OBJECTIVE
Wherever a line in the data below holds "document", copy that line.

DATA IN THIS EXERCISE
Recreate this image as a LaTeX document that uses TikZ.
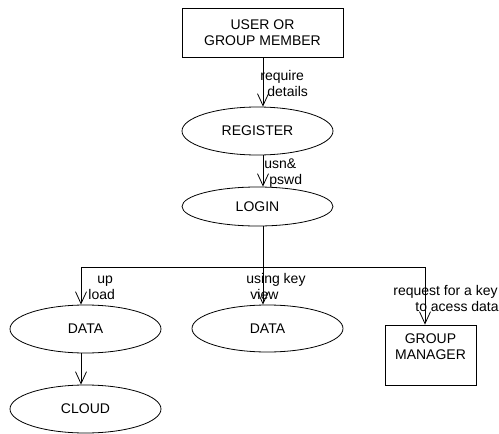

* * *

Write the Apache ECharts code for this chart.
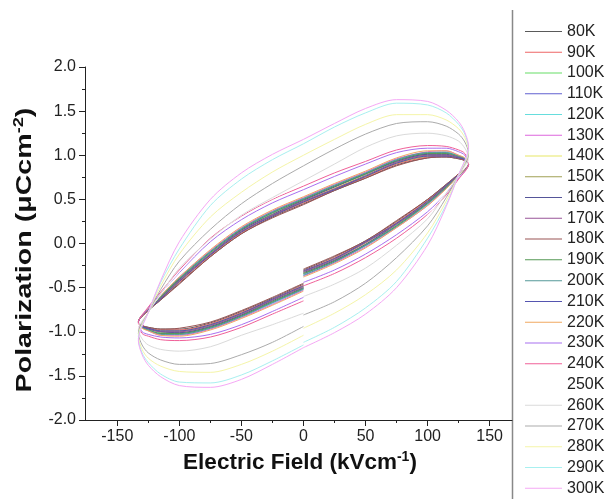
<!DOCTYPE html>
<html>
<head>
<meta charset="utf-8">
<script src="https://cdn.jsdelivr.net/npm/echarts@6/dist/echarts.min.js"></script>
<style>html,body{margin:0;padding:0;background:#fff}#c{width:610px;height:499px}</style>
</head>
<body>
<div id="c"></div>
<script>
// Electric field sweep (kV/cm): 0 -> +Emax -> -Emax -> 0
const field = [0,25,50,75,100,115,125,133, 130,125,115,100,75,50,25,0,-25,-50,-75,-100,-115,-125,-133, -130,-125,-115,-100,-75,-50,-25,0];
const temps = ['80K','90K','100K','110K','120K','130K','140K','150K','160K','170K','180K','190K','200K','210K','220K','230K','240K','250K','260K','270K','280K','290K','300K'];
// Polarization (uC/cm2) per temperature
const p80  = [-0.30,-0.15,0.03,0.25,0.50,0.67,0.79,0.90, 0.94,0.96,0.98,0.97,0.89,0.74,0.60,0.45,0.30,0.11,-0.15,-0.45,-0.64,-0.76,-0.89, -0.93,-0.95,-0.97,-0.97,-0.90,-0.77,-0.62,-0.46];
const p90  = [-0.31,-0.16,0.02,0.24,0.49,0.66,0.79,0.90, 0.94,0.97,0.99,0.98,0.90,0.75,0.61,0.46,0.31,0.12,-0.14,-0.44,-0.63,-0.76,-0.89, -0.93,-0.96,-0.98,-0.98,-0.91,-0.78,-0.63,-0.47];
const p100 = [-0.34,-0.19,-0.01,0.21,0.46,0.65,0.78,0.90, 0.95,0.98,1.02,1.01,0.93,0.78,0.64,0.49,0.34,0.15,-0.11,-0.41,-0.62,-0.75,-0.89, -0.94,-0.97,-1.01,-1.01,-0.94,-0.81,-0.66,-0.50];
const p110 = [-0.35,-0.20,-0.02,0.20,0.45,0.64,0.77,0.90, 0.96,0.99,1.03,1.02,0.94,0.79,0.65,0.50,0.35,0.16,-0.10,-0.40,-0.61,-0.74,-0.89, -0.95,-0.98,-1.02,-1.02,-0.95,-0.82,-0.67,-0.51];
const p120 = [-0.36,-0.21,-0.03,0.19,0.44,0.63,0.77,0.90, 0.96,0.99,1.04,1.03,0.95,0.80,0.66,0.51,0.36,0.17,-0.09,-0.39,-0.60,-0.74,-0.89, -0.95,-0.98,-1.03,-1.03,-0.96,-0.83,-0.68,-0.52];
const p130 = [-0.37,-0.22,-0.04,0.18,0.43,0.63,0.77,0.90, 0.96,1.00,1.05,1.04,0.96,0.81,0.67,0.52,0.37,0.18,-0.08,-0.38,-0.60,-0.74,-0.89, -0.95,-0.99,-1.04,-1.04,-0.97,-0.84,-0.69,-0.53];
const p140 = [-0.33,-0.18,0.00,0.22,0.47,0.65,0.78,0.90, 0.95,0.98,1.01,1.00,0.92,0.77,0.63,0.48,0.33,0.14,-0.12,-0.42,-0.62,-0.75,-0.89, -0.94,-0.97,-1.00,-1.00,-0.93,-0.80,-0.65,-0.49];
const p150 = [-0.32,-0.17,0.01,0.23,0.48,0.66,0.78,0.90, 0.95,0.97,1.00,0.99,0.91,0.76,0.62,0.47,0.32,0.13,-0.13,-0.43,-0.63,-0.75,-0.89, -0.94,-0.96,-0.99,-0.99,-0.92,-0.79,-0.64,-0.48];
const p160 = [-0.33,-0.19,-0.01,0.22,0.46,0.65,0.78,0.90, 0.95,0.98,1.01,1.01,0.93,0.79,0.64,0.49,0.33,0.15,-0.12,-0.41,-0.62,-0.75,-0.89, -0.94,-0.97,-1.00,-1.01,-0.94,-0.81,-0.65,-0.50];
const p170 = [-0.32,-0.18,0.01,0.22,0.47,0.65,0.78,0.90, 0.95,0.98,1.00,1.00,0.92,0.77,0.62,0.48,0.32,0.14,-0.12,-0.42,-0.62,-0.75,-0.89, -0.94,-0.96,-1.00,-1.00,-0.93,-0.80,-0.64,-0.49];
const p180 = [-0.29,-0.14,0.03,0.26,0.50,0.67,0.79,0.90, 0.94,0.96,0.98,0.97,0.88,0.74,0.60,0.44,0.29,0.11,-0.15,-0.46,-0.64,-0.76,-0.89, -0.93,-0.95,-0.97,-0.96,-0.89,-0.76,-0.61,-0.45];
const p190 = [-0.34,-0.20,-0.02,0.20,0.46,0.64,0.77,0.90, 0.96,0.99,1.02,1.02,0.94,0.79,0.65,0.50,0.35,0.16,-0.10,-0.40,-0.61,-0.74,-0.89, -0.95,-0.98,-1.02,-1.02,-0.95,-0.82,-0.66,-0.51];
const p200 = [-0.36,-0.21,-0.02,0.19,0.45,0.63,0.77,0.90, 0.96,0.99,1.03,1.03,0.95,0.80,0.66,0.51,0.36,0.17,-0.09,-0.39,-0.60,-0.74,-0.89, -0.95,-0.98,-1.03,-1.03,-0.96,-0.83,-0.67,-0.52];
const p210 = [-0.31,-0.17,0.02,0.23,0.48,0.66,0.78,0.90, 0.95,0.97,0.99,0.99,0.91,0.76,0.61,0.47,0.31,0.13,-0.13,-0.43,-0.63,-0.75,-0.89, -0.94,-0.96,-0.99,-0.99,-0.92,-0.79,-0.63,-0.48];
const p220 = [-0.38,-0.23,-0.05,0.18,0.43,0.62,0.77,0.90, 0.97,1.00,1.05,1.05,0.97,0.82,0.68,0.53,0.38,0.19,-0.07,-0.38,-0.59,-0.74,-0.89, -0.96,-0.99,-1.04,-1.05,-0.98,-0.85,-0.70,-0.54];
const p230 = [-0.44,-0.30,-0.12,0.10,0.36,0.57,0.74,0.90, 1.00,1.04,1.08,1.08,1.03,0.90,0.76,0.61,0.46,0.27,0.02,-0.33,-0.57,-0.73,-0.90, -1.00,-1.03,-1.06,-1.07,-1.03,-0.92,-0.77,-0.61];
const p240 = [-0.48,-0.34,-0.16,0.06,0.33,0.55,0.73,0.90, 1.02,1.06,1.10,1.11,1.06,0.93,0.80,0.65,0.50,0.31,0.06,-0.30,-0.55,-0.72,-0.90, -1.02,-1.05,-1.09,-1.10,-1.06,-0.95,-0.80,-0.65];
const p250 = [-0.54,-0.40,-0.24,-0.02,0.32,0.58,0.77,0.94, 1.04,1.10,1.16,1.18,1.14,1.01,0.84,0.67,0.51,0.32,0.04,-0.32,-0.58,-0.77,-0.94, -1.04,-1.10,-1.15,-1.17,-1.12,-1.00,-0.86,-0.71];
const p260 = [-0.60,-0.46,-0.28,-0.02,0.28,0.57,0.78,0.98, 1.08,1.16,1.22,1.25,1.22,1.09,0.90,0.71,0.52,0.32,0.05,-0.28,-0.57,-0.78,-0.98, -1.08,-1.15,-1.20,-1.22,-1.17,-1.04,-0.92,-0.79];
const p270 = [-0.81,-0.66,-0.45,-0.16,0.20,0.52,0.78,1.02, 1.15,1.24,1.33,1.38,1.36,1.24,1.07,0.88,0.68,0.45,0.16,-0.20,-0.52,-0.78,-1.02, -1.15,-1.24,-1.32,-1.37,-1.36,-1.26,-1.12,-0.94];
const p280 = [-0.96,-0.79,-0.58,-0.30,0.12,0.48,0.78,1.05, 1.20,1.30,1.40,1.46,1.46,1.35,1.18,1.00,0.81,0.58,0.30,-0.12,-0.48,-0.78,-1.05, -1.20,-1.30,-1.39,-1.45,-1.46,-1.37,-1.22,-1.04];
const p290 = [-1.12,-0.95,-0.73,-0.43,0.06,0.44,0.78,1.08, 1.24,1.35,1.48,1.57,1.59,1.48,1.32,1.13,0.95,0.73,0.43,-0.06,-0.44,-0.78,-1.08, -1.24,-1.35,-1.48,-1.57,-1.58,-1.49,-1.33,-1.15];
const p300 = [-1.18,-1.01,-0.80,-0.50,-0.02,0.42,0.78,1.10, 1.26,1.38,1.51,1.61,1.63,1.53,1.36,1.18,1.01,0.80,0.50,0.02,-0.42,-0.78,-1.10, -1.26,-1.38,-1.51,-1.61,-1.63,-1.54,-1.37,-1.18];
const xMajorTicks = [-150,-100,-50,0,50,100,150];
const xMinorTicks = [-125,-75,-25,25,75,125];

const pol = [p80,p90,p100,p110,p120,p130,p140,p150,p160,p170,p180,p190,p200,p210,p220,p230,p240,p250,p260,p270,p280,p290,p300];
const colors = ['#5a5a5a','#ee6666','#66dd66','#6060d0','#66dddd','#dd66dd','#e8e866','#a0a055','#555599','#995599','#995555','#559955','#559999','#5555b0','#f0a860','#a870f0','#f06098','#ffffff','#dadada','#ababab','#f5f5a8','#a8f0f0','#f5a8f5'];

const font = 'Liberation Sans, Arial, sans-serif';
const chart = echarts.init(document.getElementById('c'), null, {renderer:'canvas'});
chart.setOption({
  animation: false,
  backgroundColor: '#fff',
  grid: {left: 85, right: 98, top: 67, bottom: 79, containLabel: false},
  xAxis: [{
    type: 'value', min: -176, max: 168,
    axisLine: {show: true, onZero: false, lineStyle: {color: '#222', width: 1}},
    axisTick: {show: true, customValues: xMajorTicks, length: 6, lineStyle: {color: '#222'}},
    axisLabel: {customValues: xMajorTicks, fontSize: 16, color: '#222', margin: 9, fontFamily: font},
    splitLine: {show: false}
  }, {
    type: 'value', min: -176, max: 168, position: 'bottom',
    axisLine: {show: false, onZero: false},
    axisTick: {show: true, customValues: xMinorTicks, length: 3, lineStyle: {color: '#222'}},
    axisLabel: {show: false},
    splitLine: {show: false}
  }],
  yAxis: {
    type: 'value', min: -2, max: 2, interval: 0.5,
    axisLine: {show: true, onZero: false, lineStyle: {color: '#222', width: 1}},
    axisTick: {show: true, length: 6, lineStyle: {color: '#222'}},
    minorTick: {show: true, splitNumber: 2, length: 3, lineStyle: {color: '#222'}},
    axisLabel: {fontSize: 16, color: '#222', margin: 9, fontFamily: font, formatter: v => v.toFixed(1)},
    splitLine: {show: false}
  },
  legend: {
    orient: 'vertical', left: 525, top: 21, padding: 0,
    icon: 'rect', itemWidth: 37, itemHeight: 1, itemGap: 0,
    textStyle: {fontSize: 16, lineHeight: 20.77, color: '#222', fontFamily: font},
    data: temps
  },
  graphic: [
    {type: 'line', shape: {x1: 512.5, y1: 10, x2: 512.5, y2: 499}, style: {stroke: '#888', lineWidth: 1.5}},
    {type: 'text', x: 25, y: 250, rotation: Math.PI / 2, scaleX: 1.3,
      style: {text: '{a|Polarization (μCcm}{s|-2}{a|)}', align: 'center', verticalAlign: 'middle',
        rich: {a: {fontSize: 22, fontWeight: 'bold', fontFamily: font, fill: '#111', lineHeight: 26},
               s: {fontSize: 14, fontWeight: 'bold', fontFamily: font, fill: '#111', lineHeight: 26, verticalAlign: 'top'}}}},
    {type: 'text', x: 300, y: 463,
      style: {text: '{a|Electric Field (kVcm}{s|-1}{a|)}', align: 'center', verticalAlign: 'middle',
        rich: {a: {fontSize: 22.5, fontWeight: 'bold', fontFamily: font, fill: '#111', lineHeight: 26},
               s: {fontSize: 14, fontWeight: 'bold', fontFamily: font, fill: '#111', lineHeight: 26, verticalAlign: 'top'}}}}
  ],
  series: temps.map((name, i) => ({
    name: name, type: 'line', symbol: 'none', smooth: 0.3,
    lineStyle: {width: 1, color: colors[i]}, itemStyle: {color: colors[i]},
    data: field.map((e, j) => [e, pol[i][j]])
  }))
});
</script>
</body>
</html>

EXERCISE RESULT
Recreate this image as a LaTeX document that uses TikZ.
const chart = echarts.init(document.getElementById('c'), null, {renderer:'canvas'});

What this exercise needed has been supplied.